Man kommt auf erstaunliche Gedanken beim Durchblättern des Buches, in dem man die Einwanderergeschichte der USA genauso bildhaft vor Augen geführt bekommt wie die Entwicklung des Buchdrucks seit 1475, die Welt der Wikipedias (unter denen die deutsche nicht mal die größte ist), die Lust am Sprachenlernen der Europäer und die effiziente Semantik des Deutschen – etwa im Vergleich zu Japanisch und Spanisch.

Dazwischen immer wieder auch sehr lustige Grafiken etwa zum (auch mal falschen) Gebrauch des Mittelfingers, den häufigsten Familiennamen (nein, es ist nicht überall der Müller), sprechenden Tieren, Rekordreden im Parlament oder den Lieblingsbeleidigungen der Völker. Auch die Wörter des Jahres werden gewürdigt, die so erstaunlich viel über die jüngere Geschichte verraten, deftige Ortsnamen und selbst Disney-Filme, die mit genau messbaren Sprachanteilen zeigen, wie weit es mit der Emanzipation in Hollywood eigentlich heute ist.

Tatsächlich zeigt das Buch, wie sehr unser komplettes Dasein von Sprache durchdrungen ist – und wie wenig wir darüber im Alltag nachdenken. Leider auch in Liebesdingen, wo den Deutschen wirklich eine schreckliche Niedlichkeit nachgesagt werden darf – die eigentlich eine Zumutung ist. Man erfährt die Bedeutung von Währungsnamen und der Namen europäischer Hauptstädte (von denen ziemlich viele an einem Sumpf erbaut wurden).

Und selbst die Weltreise des Phileas Fogg verwandelt Ehlers in eine Karte. Manche Jugendbücher lassen einen eben nicht los, erst recht, wenn man dann anfängt, die realen Orte aus der Geschichte auch auf der Weltkarte zu suchen.

Und fehlen darf auch nicht die Karte mit den Bezeichnungen der anderen Europäer für uns Deutsche. Für einige sind wir nämlich bis heute einfach nur Alemannen und Sachsen. Und oft genug benehmen wir uns ja auch so. Regelrecht darauf bedacht, überall in der Welt die segensreichen Ableger unserer Micheligkeit zu entdecken. Das Buch zeigt auf sehr farbenfrohe Weise, dass wir nicht wirklich der Nabel der Welt sind, sondern eine kleine, manchmal etwas naive Sprachinsel in einer Welt von Sprachen.

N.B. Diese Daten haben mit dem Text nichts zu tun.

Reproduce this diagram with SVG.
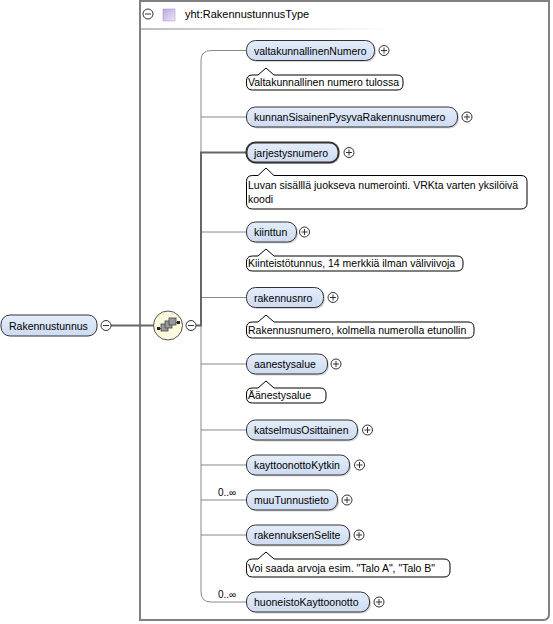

Manchmal die Ausnahme, selten die dominierende Regel. Schon gar nicht das Maß aller Dinge. Aber auch nicht so langweilig, wie es die deutschen Sprachwärter gern gehabt hätten. Sondern eher handelsfreudig auch mit Worten aus aller Welt, die uns einfach gefallen. Und die auf solchen Karten dann ein erstaunliches Eigenleben entfalten. Oder Eigensinn, ganz deutsch, mit Worten, die oft ganze Sommerlöcher füllen mit ihrer Sperrigkeit: Politikverdrossenheit, Wutbürger, Reformstau, Abrwackprämie. Worte, die man eigentlich nicht mal im Hofschuppen übernachten lassen würde, und die dennoch die ganze Straße vollstinken, weil sie uns unsere grämliche und immerfort verbiesterte Seite zeigen. Als wenn es hier die ganze Zeit nur dunkle Wolken und fiesen Regen geben würde. Ein Völkchen ohne Spaß am Leben – ojemime. Selbst das Wort Spaß haben wir ja importiert aus Italien.

Also kein Buch für Jammerlappen. Aber eins für Leute, die noch wissen, wie schön es sein kann, über sich selbst und sein komisches Land wenigstens zu schmunzeln.

100 Karten über Sprache, Katapult-Verlag, Greifswald 2020, 22 Euro.